Electrifying Australia: How smart policy can protect households and retire gas networks fairly
Currie
Energy comes into our homes in two ways – through the electricity network, plus gas pipelines that must be maintained even when they sit half empty. Families are essentially paying for gas pipes to simply exist.
As households electrify, gas use is falling. That’s good for climate and health, but it leaves fewer customers to cover the cost of maintaining billions of dollars in infrastructure.
By around 2033, the customers still connected to gas could be forced to shoulder most of the escalating pipeline costs.
Climateworks Australia calculates this could double their energy burden.
This isn’t just inefficien – it’s unfair. It will quickly become a political flashpoint as lower-income households are left carrying the bill, and increased gas costs would increase pressure on our industries.
This is the moment for governments to begin planning for an orderly phase-out of gas distribution, with policies to electrify.
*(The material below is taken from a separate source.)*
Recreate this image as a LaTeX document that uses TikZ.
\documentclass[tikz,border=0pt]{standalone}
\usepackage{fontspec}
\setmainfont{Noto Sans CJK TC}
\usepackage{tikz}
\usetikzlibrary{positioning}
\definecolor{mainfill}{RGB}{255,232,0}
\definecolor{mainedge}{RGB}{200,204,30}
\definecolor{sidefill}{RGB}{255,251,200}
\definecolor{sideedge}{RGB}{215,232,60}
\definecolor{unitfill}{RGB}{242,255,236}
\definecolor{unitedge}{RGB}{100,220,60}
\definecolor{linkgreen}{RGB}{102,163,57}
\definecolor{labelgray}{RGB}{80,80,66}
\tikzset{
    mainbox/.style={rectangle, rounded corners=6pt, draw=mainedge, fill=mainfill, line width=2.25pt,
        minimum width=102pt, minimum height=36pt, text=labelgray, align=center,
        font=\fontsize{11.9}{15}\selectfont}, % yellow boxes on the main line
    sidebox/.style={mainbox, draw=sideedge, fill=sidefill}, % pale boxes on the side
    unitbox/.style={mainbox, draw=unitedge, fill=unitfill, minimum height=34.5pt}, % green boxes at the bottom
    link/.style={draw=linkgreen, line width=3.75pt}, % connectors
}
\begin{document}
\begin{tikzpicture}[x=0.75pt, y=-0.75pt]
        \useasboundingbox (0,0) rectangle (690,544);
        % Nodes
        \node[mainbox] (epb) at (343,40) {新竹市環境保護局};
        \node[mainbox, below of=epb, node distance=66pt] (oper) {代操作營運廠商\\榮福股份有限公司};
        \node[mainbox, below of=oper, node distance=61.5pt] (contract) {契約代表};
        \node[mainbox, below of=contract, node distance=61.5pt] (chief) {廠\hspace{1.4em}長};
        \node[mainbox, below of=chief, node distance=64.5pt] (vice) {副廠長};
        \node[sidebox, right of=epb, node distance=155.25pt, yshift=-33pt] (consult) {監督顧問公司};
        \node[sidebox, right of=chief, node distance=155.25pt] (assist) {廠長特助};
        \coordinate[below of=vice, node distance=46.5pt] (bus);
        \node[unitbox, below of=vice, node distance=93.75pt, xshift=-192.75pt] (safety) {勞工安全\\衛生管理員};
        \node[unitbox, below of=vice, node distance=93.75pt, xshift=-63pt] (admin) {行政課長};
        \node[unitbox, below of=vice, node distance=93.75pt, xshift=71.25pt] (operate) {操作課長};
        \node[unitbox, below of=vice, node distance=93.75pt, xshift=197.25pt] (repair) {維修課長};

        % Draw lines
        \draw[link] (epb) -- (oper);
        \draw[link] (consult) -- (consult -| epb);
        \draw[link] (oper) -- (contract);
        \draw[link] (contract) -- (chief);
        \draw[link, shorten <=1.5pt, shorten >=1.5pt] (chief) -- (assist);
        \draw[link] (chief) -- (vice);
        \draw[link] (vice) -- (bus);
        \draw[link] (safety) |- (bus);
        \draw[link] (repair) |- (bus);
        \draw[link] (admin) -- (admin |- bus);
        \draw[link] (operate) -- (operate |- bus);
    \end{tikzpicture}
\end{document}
The low-hanging fruit Australians understand
Australians installing solar know what works – taking control of energy costs by switching to cheaper, cleaner electricity.
The federal battery rebate proves it. Since launching in July, uptake has surged to five-and-a-half times higher than last year, three times faster than the Australian Energy Market Operator expected. This follows our rooftop solar success, which saw millions of households transform their own energy supply.
Together, solar and batteries reveal our household electrification advantage – when policy provides clear direction, Australians move faster than anyone predicted.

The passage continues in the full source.